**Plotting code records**

>> Begin

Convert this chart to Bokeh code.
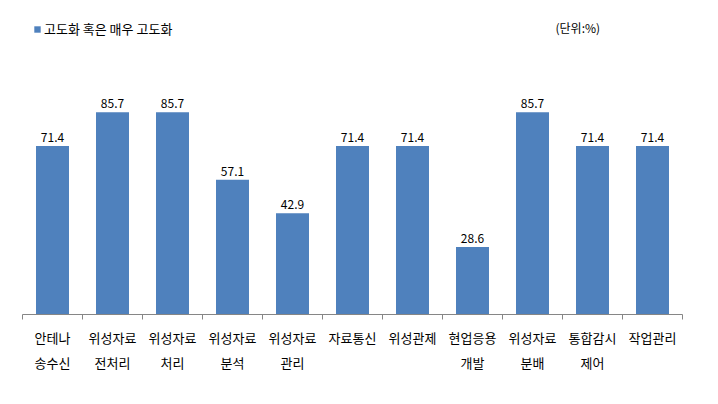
from bokeh.plotting import figure
from bokeh.models import ColumnDataSource, FixedTicker, Legend, LegendItem, Range1d, LinearAxis
from bokeh.embed import file_html
from bokeh.resources import INLINE
from bokeh.core.properties import value

line1 = ["안테나", "위성자료", "위성자료", "위성자료", "위성자료", "자료통신", "위성관제", "현업응용", "위성자료", "통합감시", "작업관리"]
line2 = ["송수신", "전처리", "처리", "분석", "관리", "", "", "개발", "분배", "제어", ""]
values = [71.4, 85.7, 85.7, 57.1, 42.9, 71.4, 71.4, 28.6, 85.7, 71.4, 71.4]
series_name = "고도화 혹은 매우 고도화"
unit_text = "(단위:%)"

FONT = "Noto Sans CJK KR"
BAR = "#4F81BD"
AXIS = "#868686"

n = len(values)
xs = [i + 0.5 for i in range(n)]
src = ColumnDataSource(dict(x=xs, top=values, lbl=[f"{v:.1f}" for v in values]))

px_per_unit = 2.36
y_top = 314 / px_per_unit

p = figure(width=718, height=404, output_backend="svg", toolbar_location=None,
           x_range=Range1d(0, n), y_range=Range1d(0, y_top),
           min_border_left=22, min_border_right=36, min_border_top=0, min_border_bottom=90,
           x_axis_location=None, y_axis_location=None)
p.outline_line_color = None
p.xgrid.visible = False
p.ygrid.visible = False

r = p.vbar(x="x", top="top", width=0.55, bottom=0, source=src, fill_color=BAR, line_color=None)
p.text(x="x", y="top", text="lbl", source=src, text_align="center", text_baseline="bottom",
       y_offset=-4, text_font=value(FONT), text_font_size="12px", text_color="#000000")

centers = xs
bounds = list(range(n + 1))

ax1 = LinearAxis(ticker=FixedTicker(ticks=centers, minor_ticks=bounds),
                 major_label_overrides={c: t for c, t in zip(centers, line1)})
ax1.axis_line_color = AXIS
ax1.major_tick_line_color = None
ax1.major_tick_in = 0
ax1.major_tick_out = 0
ax1.minor_tick_line_color = AXIS
ax1.minor_tick_in = 0
ax1.minor_tick_out = 5
ax1.major_label_standoff = 8
ax1.major_label_text_font = FONT
ax1.major_label_text_font_size = "13px"
ax1.major_label_text_color = "#000000"
p.add_layout(ax1, "below")

ax2 = LinearAxis(ticker=FixedTicker(ticks=centers),
                 major_label_overrides={c: t for c, t in zip(centers, line2)})
ax2.axis_line_color = None
ax2.major_tick_line_color = None
ax2.minor_tick_line_color = None
ax2.major_tick_in = 0
ax2.major_tick_out = 0
ax2.major_label_standoff = 3
ax2.major_label_text_font = FONT
ax2.major_label_text_font_size = "13px"
ax2.major_label_text_color = "#000000"
p.add_layout(ax2, "below")

p.text(x=[(555 - 22) / 60.0], y=[(314 - 27) / px_per_unit], text=[unit_text],
       text_align="left", text_baseline="middle", text_font=value(FONT),
       text_font_size="12px", text_color="#000000")

legend = Legend(items=[LegendItem(label=series_name, renderers=[r])],
                location=(11, 276), orientation="horizontal",
                glyph_width=8, glyph_height=8, label_standoff=3, padding=0, margin=0,
                border_line_color=None, background_fill_alpha=0,
                label_text_font=FONT, label_text_font_size="13px", label_height=14,
                label_text_color="#000000")
p.add_layout(legend, "center")

open("out.html", "w").write(file_html(p, INLINE))
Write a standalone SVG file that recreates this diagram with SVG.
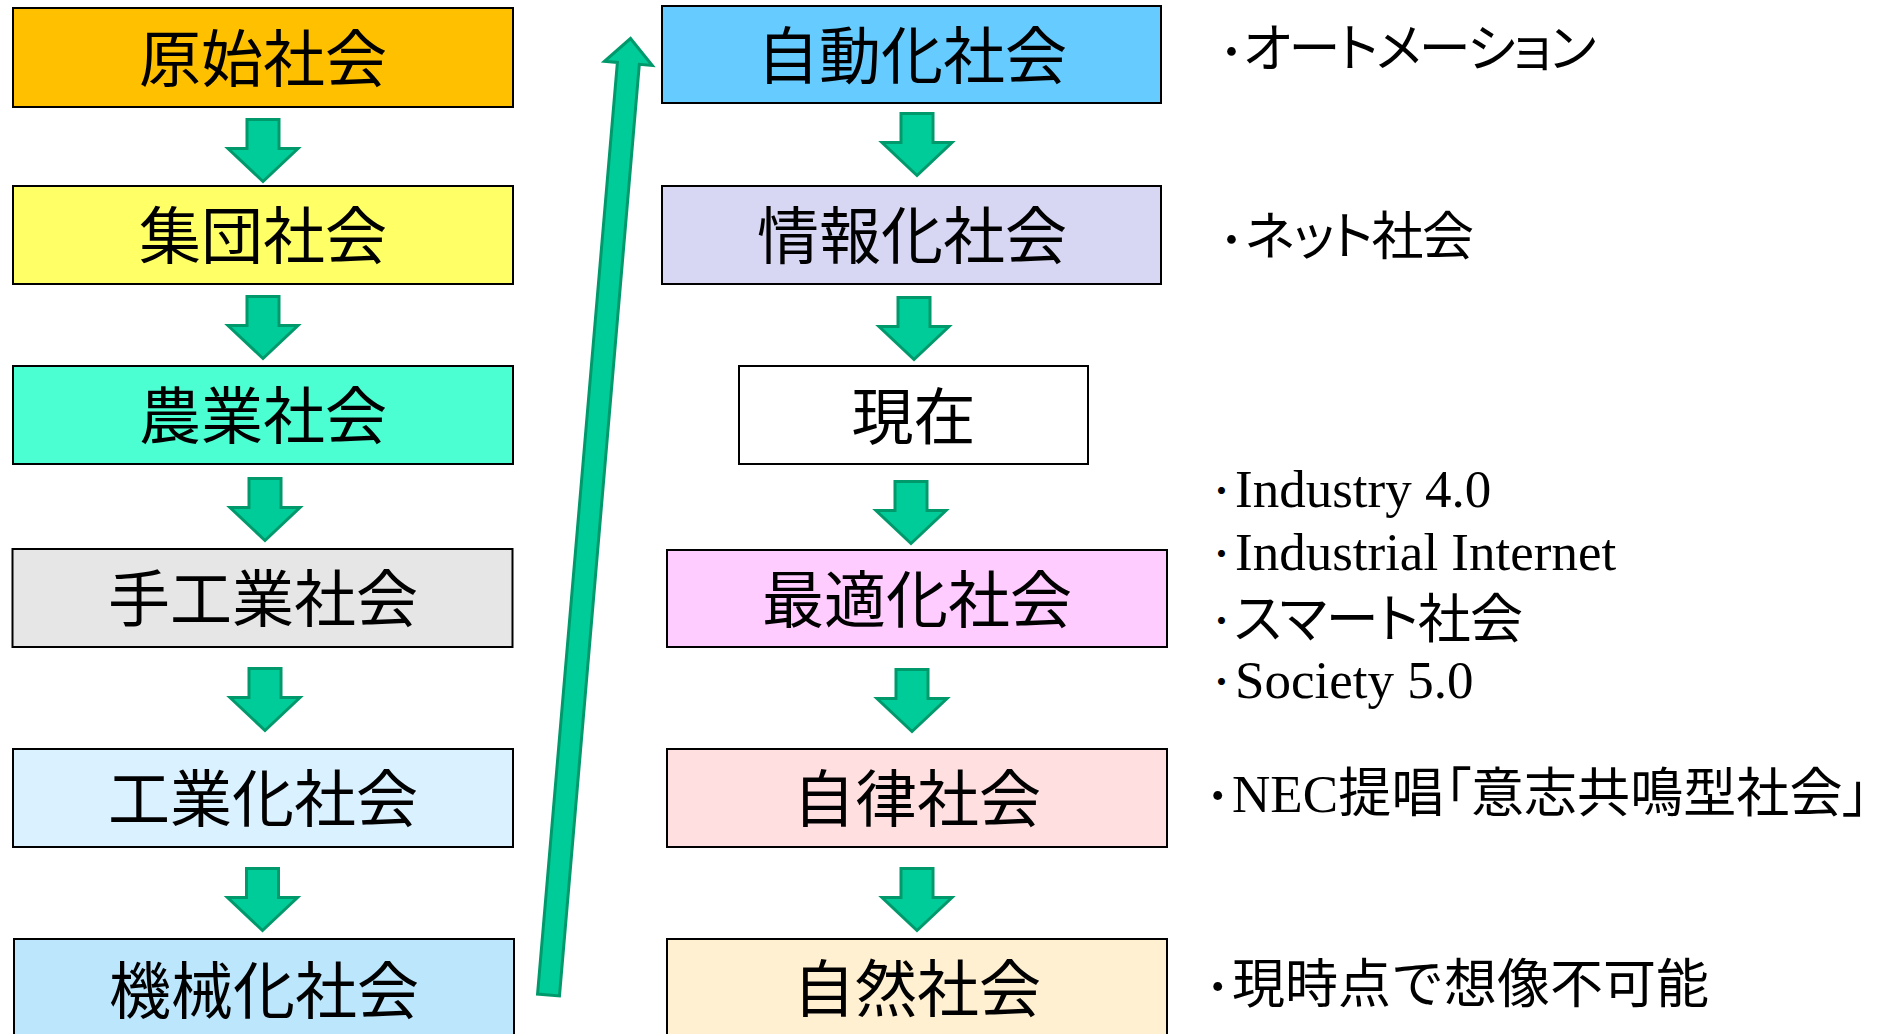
<svg xmlns="http://www.w3.org/2000/svg" width="1882" height="1034" viewBox="0 0 1882 1034">
<defs>
<path id="dn" d="M-16,0 H16 V29 H35 L0,62 L-35,29 H-16 Z"/>
<style>
.box rect{stroke:#000;stroke-width:2}
.box text{font-family:"Noto Sans CJK JP",sans-serif;font-size:62px;text-anchor:middle;fill:#000}
.arr{fill:#00CC99;stroke:#00996B;stroke-width:3;stroke-linejoin:miter}
.note{font-family:"Liberation Serif","Noto Sans CJK JP",serif;font-size:53px;fill:#000}
.sm{font-size:52px}
.p{font-feature-settings:"palt"}
.dot{font-family:"Noto Sans CJK JP",sans-serif}
.ds{font-size:42px}
</style>
</defs>
<rect width="1882" height="1034" fill="#fff"/>

<g id="n-genshi" class="box"><rect x="13" y="8" width="500" height="99" fill="#FFC000"/><text x="263" y="81.5">原始社会</text></g>
<g id="n-shudan" class="box"><rect x="13" y="186" width="500" height="98" fill="#FFFF66"/><text x="263" y="259">集団社会</text></g>
<g id="n-nogyo" class="box"><rect x="13" y="366" width="500" height="98" fill="#4BFFD2"/><text x="263" y="439">農業社会</text></g>
<g id="n-shukogyo" class="box"><rect x="12.5" y="549" width="500" height="98" fill="#E6E6E6"/><text x="263" y="622">手工業社会</text></g>
<g id="n-kogyoka" class="box"><rect x="13" y="749" width="500" height="98" fill="#DAF1FF"/><text x="263" y="822">工業化社会</text></g>
<g id="n-kikaika" class="box"><rect x="14" y="939" width="500" height="100" fill="#BBE6FC"/><text x="264" y="1014">機械化社会</text></g>

<g id="n-jidoka" class="box"><rect x="662" y="6" width="499" height="97" fill="#66CCFF"/><text x="912" y="79">自動化社会</text></g>
<g id="n-johoka" class="box"><rect x="662" y="186" width="499" height="98" fill="#D7D7F4"/><text x="912" y="259">情報化社会</text></g>
<g id="n-genzai" class="box"><rect x="739" y="366" width="349" height="98" fill="#FFFFFF"/><text x="913.5" y="440">現在</text></g>
<g id="n-saitekika" class="box"><rect x="667" y="550" width="500" height="97" fill="#FFCCFF"/><text x="917" y="622.5">最適化社会</text></g>
<g id="n-jiritsu" class="box"><rect x="667" y="749" width="500" height="98" fill="#FFDFE0"/><text x="917" y="822">自律社会</text></g>
<g id="n-shizen" class="box"><rect x="667" y="939" width="500" height="100" fill="#FFF0D2"/><text x="917" y="1012">自然社会</text></g>

<g id="connectors">
<use href="#dn" class="arr" transform="translate(263,119.5)"/>
<use href="#dn" class="arr" transform="translate(263,296.5)"/>
<use href="#dn" class="arr" transform="translate(265,478.5)"/>
<use href="#dn" class="arr" transform="translate(265,668.5)"/>
<use href="#dn" class="arr" transform="translate(262.5,868.5)"/>
<use href="#dn" class="arr" transform="translate(917,113.5)"/>
<use href="#dn" class="arr" transform="translate(914,297.5)"/>
<use href="#dn" class="arr" transform="translate(911,481.5)"/>
<use href="#dn" class="arr" transform="translate(912,669.5)"/>
<use href="#dn" class="arr" transform="translate(917,868.5)"/>
<path class="arr" transform="translate(548.5,995) rotate(4.9)" d="M-11,0 V-935 H-24 L0,-960 L24,-935 H11 V0 Z"/>
</g>

<g id="notes">
<text class="note sm" y="67"><tspan class="dot" x="1218.5" y="71">･</tspan><tspan class="p" x="1243" y="67" textLength="353">オートメーション</tspan></text>
<text class="note sm" y="255"><tspan class="dot" x="1218.5" y="259">･</tspan><tspan class="p" x="1245" y="255" textLength="229">ネット社会</tspan></text>
<text class="note" y="507"><tspan class="dot ds" x="1211" y="506">･</tspan><tspan x="1235" y="507">Industry 4.0</tspan></text>
<text class="note" y="570"><tspan class="dot ds" x="1211" y="569">･</tspan><tspan x="1235" y="570">Industrial Internet</tspan></text>
<text class="note" y="638"><tspan class="dot ds" x="1211" y="636">･</tspan><tspan class="p" x="1234" y="638" textLength="289">スマート社会</tspan></text>
<text class="note" y="698"><tspan class="dot ds" x="1211" y="697">･</tspan><tspan x="1235" y="698">Society 5.0</tspan></text>
<text class="note" y="812"><tspan class="dot" x="1204.5" y="816">･</tspan><tspan class="p" x="1232" y="812" textLength="637">NEC提唱「意志共鳴型社会」</tspan></text>
<text class="note" y="1002.5"><tspan class="dot" x="1204.5" y="1006.5">･</tspan><tspan x="1232" y="1002.5">現時点で想像不可能</tspan></text>
</g>
</svg>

>> End

**Exercise requirements**
Gather each line in these records that contains the string "this".

**Full output**
Convert this chart to Bokeh code.
Write a standalone SVG file that recreates this diagram with SVG.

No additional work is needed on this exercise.